Au Portugal, les responsables politiques se sont affirmés tout aussi européistes que leur voisin, défendant l’approfondissement par l’adhésion à l’espace Schengen, à l’euro et l’élargissement en favorisant l’intégration des démocraties post-communistes. Le pays a profité des fonds structurels et de cohésion finançant plus de 35 000 projets. Le PIB par habitant est passé de moins de 7 000 euros en 1986 à 19 000 euros en 2008. Toutefois, la reconversion économique du pays n’est pas évidente, des secteurs ont même régressés.

En Espagne, la victoire d’Aznar en 1996 a marqué un tournant. Atlantiste et défenseur d’une Union européenne du commerce et du progrès économique, il se tourna vers les Etats-Unis dans la guerre en Irak en 2003 et laissa de côté la volonté diplomatique européenne. Au Portugal, le pays craignait au fil du temps de devenir « une périphérie dans la périphérie ». En 2004, la victoire de Zapatero en Espagne a remis le projet européen au centre des priorités, notamment par l’approbation du TECE (Traité Etablissant une Constitution pour l’Europe). Malgré tout, la crise économique de 2008 a frappé de plein fouet les deux Etats. L’euro-enthousiasme des années 1980 a laissé place au scepticisme.

L’Espagne et le Portugal face à la crise

La crise économique a déçu les espoirs des jeunes générations. Les fonctionnaires, producteurs et commerçants ont également subi la cure d’austérité. En partie la faute en Espagne à une spéculation immobilière incontrôlée et à une négligence bancaire. Depuis 2000, le pays bâtissait 700 000 habitations chaque année et possédait les taux de propriétés les plus élevés d’Europe. Les ménages se sont aussi surendettés par l’obtention de crédits à risque.

Au Portugal, l’Escudo a été surévalué lors du passage à l’euro, entraînant un problème de compétitivité des produits fabriqués au Portugal. De fait, le PIB a progressé faiblement, les taux d’intérêts ont grimpé, la balance commerciale est devenue déficitaire, la dette publique et l’endettement privé ont cru.

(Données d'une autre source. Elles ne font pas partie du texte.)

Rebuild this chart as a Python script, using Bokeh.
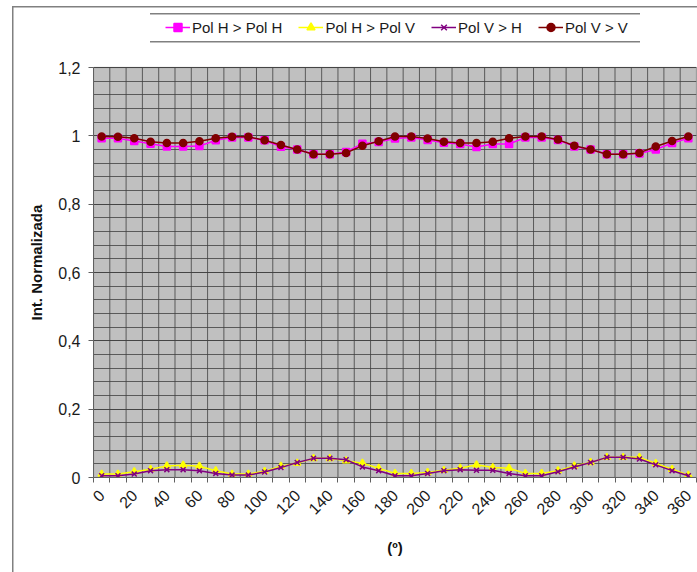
import math
from bokeh.plotting import figure
from bokeh.models import (Range1d, FixedTicker, Legend, LegendItem, ColumnDataSource,
                          BoxAnnotation, Title)
from bokeh.embed import file_html
from bokeh.resources import INLINE

angles = list(range(0, 361, 10))
x_tick_labels = [str(a) for a in range(0, 361, 20)]

pol_hh = [0.993, 0.993, 0.985, 0.977, 0.969, 0.969, 0.970, 0.987, 0.995, 0.995,
          0.987, 0.968, 0.960, 0.946, 0.946, 0.953, 0.977, 0.982, 0.992, 0.995,
          0.988, 0.980, 0.976, 0.967, 0.976, 0.976, 0.995, 0.995, 0.988, 0.969,
          0.960, 0.946, 0.946, 0.948, 0.960, 0.979, 0.993]
pol_hv = [0.010, 0.010, 0.017, 0.024, 0.034, 0.036, 0.033, 0.020, 0.010, 0.010,
          0.018, 0.033, 0.042, 0.056, 0.056, 0.049, 0.042, 0.027, 0.012, 0.012,
          0.015, 0.021, 0.027, 0.037, 0.029, 0.027, 0.012, 0.012, 0.020, 0.034,
          0.044, 0.059, 0.059, 0.059, 0.041, 0.024, 0.007]
pol_vh = [0.005, 0.005, 0.010, 0.020, 0.023, 0.023, 0.020, 0.012, 0.007, 0.007,
          0.016, 0.029, 0.044, 0.056, 0.056, 0.052, 0.031, 0.020, 0.005, 0.005,
          0.012, 0.020, 0.023, 0.021, 0.021, 0.012, 0.005, 0.005, 0.017, 0.031,
          0.044, 0.059, 0.059, 0.054, 0.037, 0.020, 0.005]
pol_vv = [0.998, 0.997, 0.993, 0.983, 0.979, 0.979, 0.984, 0.993, 0.997, 0.997,
          0.987, 0.973, 0.960, 0.946, 0.946, 0.950, 0.971, 0.984, 0.998, 0.998,
          0.992, 0.983, 0.979, 0.979, 0.983, 0.993, 0.998, 0.998, 0.989, 0.971,
          0.960, 0.946, 0.946, 0.950, 0.969, 0.985, 0.998]

y_ticks = [0.0, 0.2, 0.4, 0.6, 0.8, 1.0, 1.2]
y_tick_labels = ["0", "0,2", "0,4", "0,6", "0,8", "1", "1,2"]

series_names = ["Pol H > Pol H", "Pol H > Pol V", "Pol V > H", "Pol V > V"]
x_title = "(º)"
y_title = "Int. Normalizada"

FONT = "Liberation Sans"
W, H = 697, 572
BOTTOM, LEFT, RIGHT = 95, 93, 1
PLOT_TOP_PX = 67           # pixel row of the 1,2 line
frame_h = H - BOTTOM       # frame runs from the top edge down to the x axis
ymax = y_ticks[-1]
y_top = ymax * frame_h / (frame_h - PLOT_TOP_PX)

# decorative rules drawn as CSS backgrounds behind a transparent canvas
g = "linear-gradient(#808080,#808080)"
rules = [("12px 6px", "1.5px 100%"), ("12px 6px", "100% 1.5px"),
         ("150px 13px", "490px 1.5px"), ("150px 41px", "490px 1.5px")]
styles = {
    "background-color": "white",
    "background-image": ", ".join([g] * len(rules)),
    "background-position": ", ".join(r[0] for r in rules),
    "background-size": ", ".join(r[1] for r in rules),
    "background-repeat": "no-repeat",
}

step = angles[1] - angles[0]
xmin, xmax = angles[0] - step / 2, angles[-1] + step / 2
bounds = [a - step / 2 for a in angles] + [xmax]

p = figure(width=W, height=H, output_backend="svg", toolbar_location=None,
           x_range=Range1d(xmin, xmax), y_range=Range1d(0, y_top),
           min_border_left=LEFT, min_border_right=RIGHT,
           min_border_top=0, min_border_bottom=BOTTOM, styles=styles)
p.background_fill_alpha = 0
p.border_fill_alpha = 0
p.outline_line_color = None

# grey plot area
p.add_layout(BoxAnnotation(left=xmin, right=xmax, bottom=0, top=ymax,
                           fill_color="#C0C0C0", fill_alpha=1,
                           line_color="#808080", line_width=1.5, level="image",
                           editable=False))

p.xaxis.ticker = FixedTicker(ticks=[float(t) for t in x_tick_labels], minor_ticks=bounds)
p.yaxis.ticker = FixedTicker(ticks=y_ticks, minor_ticks=[round(k * 0.04, 2) for k in range(31)])
p.yaxis.major_label_overrides = {t: l for t, l in zip(y_ticks, y_tick_labels)}
p.yaxis.bounds = (0, ymax)

GRID = "#404040"
p.xgrid.grid_line_color = None
p.ygrid.grid_line_color = GRID
p.ygrid.grid_line_alpha = 0.8
p.ygrid.minor_grid_line_color = GRID
p.ygrid.minor_grid_line_alpha = 0.8
# vertical grid lines at category boundaries, limited to the plot area
p.segment(x0=bounds, y0=[0] * len(bounds), x1=bounds, y1=[ymax] * len(bounds),
          line_color=GRID, line_alpha=0.8, line_width=1, level="underlay")

for ax in (p.xaxis[0], p.yaxis[0]):
    ax.axis_line_color = "#606060"
    ax.major_label_text_font = FONT
    ax.major_label_text_font_size = "16px"
    ax.major_label_text_color = "#1a1a1a"
    ax.axis_label_text_font = FONT
    ax.axis_label_text_font_size = "15px"
    ax.axis_label_text_font_style = "bold"
    ax.axis_label_text_color = "#111111"

xa = p.xaxis[0]
xa.major_tick_out = 0
xa.major_tick_in = 0
xa.minor_tick_out = 5
xa.minor_tick_in = 0
xa.minor_tick_line_color = "#606060"
xa.major_label_orientation = math.pi / 4
xa.major_label_standoff = 10
xa.axis_label = x_title
xa.axis_label_standoff = 16

ya = p.yaxis[0]
ya.major_tick_out = 5
ya.major_tick_in = 0
ya.major_tick_line_color = "#606060"
ya.minor_tick_out = 0
ya.minor_tick_in = 0
ya.major_label_standoff = 8

# y axis title as a left-side Title so it can be centred on the grey plot area
p.add_layout(Title(text=y_title, align="left", offset=157, standoff=22,
                   text_font=FONT, text_font_size="15px", text_font_style="bold",
                   text_color="#111111"), "left")

src = ColumnDataSource(dict(x=angles, hh=pol_hh, hv=pol_hv, vh=pol_vh, vv=pol_vv))

items = []
specs = [("hh", "#FF00FF", "square", 7),
         ("hv", "#FFFF00", "triangle", 7),
         ("vh", "#800080", "x", 7),
         ("vv", "#800000", "circle", 7)]
for (col, color, marker, size), name in zip(specs, series_names):
    ln = p.line("x", col, source=src, line_color=color, line_width=1.5)
    sc = p.scatter("x", col, source=src, marker=marker, size=size,
                   fill_color=color, line_color=color, line_width=1.5)
    items.append(LegendItem(label=name, renderers=[ln, sc]))

legend = Legend(items=items, orientation="horizontal", location=(161 - LEFT, frame_h - 41),
                label_text_font=FONT, label_text_font_size="15px", label_text_color="#1a1a1a",
                glyph_width=25, glyph_height=20, label_standoff=2, spacing=16,
                padding=4, border_line_alpha=0, background_fill_alpha=0)
p.add_layout(legend, "center")

open("out.html", "w").write(file_html(p, INLINE))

De sorte que l’Europe est davantage devenue un bouc émissaire plutôt qu’un rempart face aux difficultés socio-économiques. Au Portugal, la crise a amené le pays à modifier son approche en matière de politique extérieure et européenne. Aucune formation politique ne remet en cause l’appartenance à l’Union européenne, mais elles reconnaissent la contrainte de s’adapter à une nouvelle donne internationale. En Espagne, de nouveaux partis, issus ou renforcés par, mouvement des indignés, surgissent pour briser le clivage traditionnel, surprenant par leurs scores aux élections et leur capacité à s’imposer sur l’échiquier politique.

Finalement l’adhésion de 1986 pointe un paradoxe. Si elle a permis de stabiliser ces jeunes démocraties, elle a en même temps accru les incertitudes sur leur croissance économique à moyen terme. Ce fut un pari osé pour les deux pays, un pari qui tient encore en 2016. Pour Martin Schulz, président du Parlement européen, « tous les espoirs du moment historique de 1986 n’ont pas été atteints, mais l’Espagne a gagné de la stabilité ».